__Listed records__:
====

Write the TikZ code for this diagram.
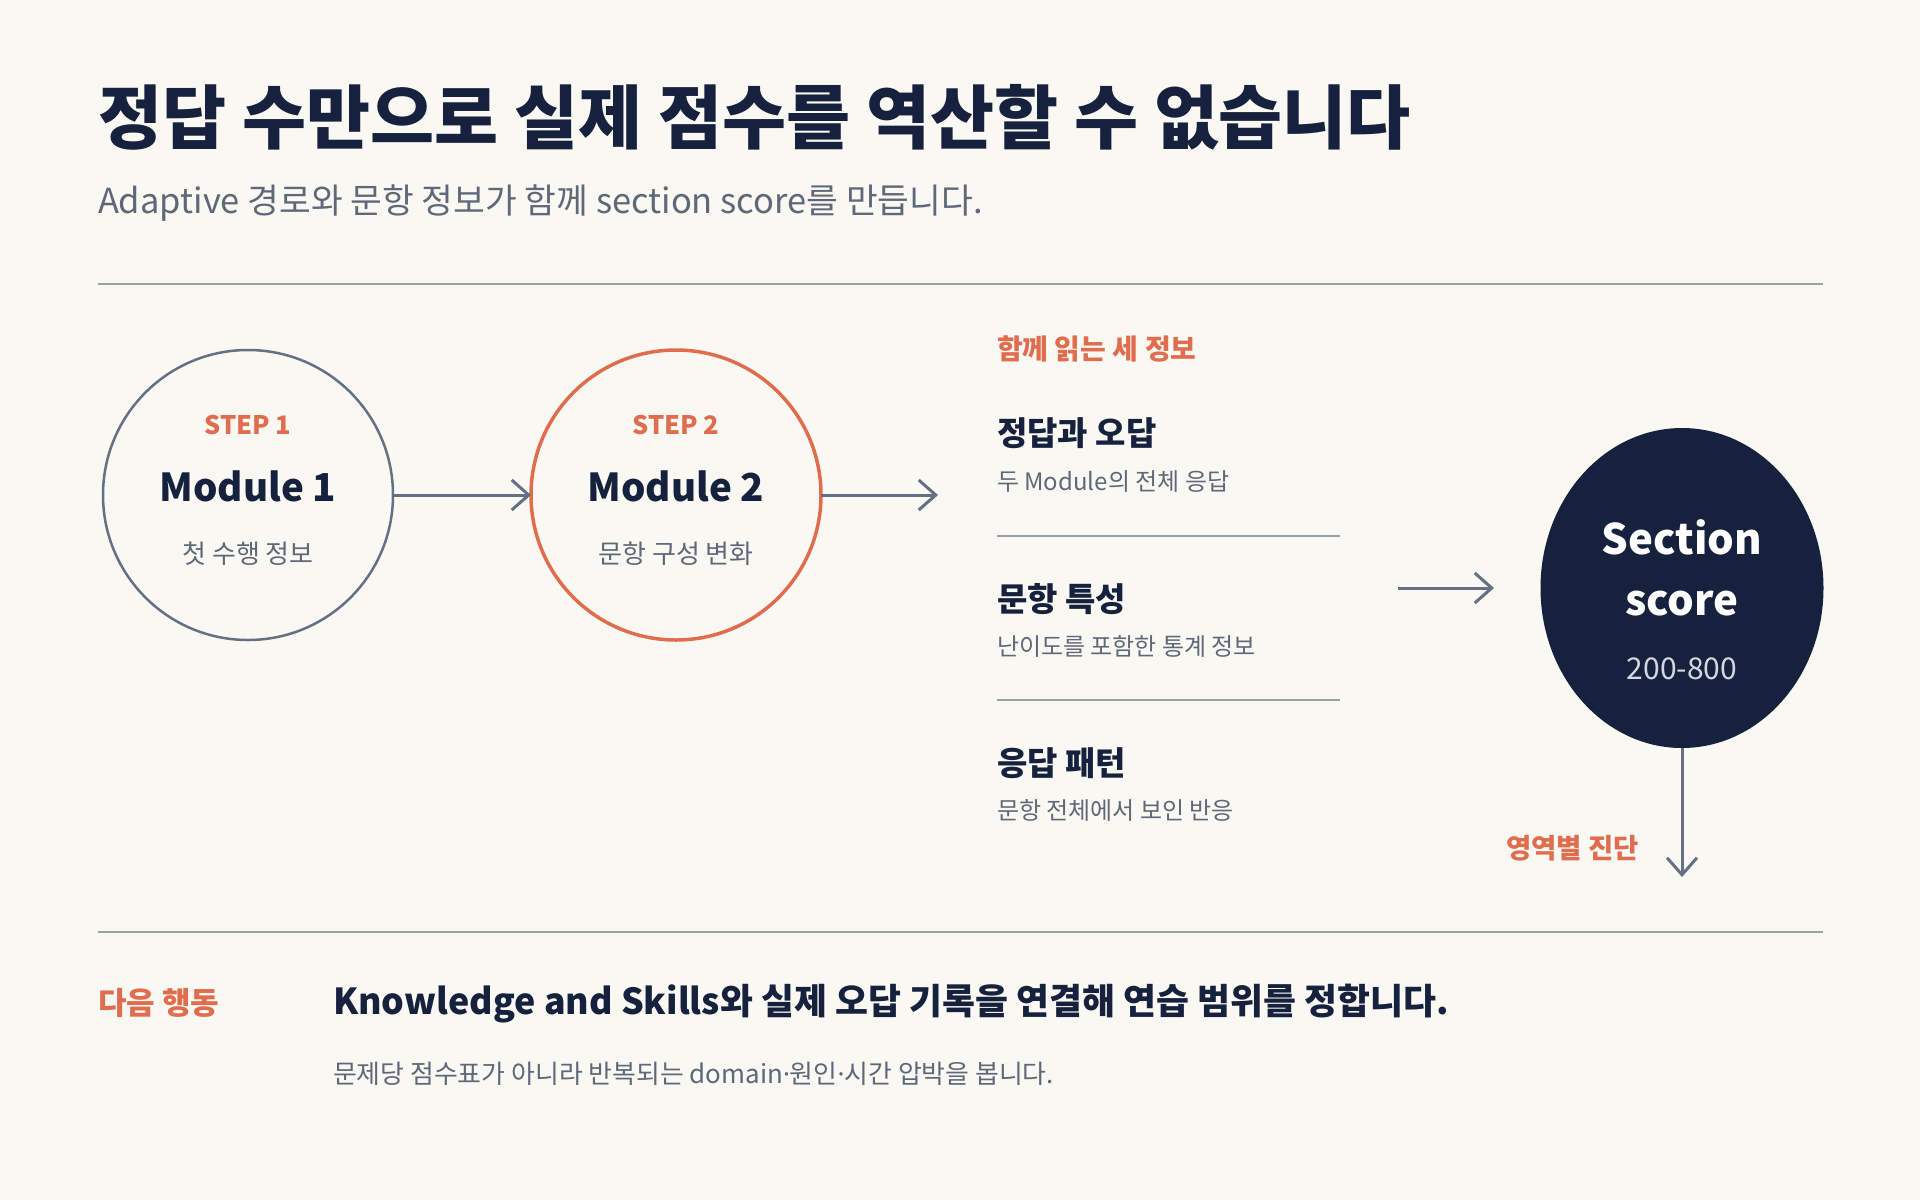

====

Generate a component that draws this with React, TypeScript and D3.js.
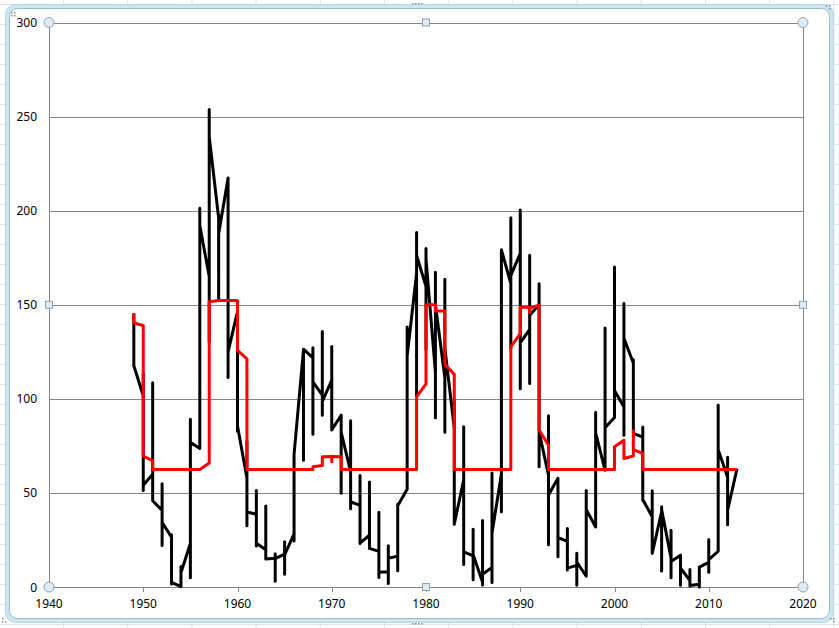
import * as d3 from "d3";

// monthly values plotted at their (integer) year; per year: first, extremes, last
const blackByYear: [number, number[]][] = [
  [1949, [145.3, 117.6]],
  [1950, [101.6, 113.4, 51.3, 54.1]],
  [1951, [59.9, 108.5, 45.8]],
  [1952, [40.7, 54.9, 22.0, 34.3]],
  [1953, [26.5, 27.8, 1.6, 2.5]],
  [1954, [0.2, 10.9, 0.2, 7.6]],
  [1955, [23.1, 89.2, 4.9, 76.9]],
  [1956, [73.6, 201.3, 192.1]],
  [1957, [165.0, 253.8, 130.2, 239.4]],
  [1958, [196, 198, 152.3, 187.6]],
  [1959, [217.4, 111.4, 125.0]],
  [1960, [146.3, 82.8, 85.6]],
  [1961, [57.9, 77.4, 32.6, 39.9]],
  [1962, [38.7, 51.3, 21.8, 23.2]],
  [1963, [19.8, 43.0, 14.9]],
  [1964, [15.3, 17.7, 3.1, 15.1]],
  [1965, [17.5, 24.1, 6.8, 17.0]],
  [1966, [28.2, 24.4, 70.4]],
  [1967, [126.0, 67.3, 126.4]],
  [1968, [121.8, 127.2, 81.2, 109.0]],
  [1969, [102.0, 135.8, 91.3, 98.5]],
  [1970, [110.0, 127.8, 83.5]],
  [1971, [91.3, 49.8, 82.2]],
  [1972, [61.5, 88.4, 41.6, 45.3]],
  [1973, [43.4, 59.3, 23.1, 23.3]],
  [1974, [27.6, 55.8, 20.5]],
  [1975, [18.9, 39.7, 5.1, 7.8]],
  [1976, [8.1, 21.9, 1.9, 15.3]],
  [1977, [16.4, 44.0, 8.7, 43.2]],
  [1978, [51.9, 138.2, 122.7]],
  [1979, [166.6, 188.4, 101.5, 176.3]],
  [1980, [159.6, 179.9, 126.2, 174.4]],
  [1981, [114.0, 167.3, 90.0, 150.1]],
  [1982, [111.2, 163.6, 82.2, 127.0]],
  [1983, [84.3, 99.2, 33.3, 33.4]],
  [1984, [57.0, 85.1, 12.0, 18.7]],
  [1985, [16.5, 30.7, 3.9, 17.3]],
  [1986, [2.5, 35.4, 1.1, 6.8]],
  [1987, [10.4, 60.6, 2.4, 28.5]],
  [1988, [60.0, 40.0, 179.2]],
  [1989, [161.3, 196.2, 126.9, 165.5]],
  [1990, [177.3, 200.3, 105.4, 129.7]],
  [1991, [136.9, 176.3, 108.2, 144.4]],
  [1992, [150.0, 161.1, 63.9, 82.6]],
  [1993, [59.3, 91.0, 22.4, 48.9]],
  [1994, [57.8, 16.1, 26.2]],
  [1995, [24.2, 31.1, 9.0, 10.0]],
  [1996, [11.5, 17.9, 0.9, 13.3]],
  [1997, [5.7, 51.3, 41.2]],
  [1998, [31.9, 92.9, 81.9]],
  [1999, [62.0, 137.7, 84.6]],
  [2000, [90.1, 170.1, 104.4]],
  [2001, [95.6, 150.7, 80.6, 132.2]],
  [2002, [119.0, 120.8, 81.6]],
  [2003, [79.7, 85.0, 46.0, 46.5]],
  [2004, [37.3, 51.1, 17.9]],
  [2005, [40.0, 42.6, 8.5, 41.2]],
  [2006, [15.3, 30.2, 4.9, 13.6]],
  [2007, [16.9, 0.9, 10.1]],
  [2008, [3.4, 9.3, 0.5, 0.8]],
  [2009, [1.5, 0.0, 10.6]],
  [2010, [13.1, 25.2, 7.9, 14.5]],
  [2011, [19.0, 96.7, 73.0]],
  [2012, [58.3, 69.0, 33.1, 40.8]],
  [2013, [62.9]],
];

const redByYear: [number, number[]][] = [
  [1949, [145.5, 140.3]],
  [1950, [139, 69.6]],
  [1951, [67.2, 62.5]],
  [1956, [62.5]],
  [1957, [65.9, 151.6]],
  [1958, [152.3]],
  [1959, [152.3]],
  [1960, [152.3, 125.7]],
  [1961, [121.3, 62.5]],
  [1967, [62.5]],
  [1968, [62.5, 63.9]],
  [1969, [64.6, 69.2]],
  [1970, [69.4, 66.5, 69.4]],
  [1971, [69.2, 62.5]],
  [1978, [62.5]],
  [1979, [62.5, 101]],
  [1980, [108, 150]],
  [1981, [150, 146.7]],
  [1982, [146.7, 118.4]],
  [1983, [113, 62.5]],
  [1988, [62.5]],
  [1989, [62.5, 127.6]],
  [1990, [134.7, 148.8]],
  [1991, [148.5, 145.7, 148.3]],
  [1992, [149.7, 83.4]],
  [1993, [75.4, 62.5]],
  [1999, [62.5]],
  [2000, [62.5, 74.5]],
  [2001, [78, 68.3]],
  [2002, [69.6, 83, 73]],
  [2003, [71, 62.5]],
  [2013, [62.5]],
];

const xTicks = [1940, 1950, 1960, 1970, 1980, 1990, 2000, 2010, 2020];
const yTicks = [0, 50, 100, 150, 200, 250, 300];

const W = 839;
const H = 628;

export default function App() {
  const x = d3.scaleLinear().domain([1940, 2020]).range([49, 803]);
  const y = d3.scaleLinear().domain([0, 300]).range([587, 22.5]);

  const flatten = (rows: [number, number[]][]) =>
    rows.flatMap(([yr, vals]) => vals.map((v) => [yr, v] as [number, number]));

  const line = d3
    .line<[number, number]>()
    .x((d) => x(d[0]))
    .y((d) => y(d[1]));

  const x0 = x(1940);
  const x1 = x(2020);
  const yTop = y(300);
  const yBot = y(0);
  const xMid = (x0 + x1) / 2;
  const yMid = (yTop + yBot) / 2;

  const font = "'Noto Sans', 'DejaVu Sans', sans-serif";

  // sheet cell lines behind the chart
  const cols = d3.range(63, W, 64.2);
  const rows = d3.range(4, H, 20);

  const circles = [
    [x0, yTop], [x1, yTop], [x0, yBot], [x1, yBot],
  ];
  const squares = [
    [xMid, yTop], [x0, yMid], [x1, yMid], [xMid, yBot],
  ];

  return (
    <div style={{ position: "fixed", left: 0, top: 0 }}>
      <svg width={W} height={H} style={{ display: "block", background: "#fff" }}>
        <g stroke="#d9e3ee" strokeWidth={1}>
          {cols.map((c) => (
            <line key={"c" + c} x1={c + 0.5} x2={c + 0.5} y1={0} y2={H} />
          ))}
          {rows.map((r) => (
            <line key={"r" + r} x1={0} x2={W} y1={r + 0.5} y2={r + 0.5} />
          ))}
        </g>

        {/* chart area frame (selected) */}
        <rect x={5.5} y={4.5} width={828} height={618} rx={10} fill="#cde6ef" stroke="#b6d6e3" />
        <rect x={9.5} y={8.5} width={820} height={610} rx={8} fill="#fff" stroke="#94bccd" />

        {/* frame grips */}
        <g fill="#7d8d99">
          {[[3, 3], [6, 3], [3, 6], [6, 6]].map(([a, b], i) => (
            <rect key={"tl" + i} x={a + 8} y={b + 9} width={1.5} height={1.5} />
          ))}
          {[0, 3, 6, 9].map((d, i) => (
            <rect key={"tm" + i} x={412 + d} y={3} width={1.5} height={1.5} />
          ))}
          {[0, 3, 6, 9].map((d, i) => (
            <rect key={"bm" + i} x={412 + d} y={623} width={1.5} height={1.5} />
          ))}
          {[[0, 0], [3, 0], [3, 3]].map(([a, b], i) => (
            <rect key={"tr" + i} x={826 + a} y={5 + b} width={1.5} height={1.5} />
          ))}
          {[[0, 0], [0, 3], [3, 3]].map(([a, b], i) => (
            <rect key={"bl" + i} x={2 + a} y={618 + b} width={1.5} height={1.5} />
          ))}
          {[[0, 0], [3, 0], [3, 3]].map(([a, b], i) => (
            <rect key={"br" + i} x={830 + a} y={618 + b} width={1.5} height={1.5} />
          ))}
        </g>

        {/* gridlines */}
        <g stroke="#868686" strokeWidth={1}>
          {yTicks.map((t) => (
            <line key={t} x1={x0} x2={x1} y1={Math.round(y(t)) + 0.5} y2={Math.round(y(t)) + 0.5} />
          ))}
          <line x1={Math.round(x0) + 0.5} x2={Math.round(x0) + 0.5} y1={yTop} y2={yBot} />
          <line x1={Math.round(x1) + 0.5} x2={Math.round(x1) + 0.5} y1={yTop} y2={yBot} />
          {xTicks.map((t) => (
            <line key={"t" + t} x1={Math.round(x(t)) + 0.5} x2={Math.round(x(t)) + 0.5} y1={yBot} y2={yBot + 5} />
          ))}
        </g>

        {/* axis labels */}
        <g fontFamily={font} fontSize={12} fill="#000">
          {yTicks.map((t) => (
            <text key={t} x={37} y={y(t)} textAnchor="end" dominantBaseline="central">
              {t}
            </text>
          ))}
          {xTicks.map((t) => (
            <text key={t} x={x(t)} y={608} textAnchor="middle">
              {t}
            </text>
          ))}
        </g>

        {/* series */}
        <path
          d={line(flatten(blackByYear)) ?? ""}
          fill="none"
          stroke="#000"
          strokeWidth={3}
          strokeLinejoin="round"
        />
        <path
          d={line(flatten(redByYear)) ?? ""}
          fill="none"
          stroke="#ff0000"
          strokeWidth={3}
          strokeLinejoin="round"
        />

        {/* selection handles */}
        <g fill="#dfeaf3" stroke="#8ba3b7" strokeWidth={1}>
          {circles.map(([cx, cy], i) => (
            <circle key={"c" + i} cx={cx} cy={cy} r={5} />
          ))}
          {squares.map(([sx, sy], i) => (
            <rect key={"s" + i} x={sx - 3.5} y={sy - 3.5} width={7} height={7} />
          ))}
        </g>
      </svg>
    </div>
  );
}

====

Identify each line in the entries with the word "this" and copy it.

Write the TikZ code for this diagram.
Generate a component that draws this with React, TypeScript and D3.js.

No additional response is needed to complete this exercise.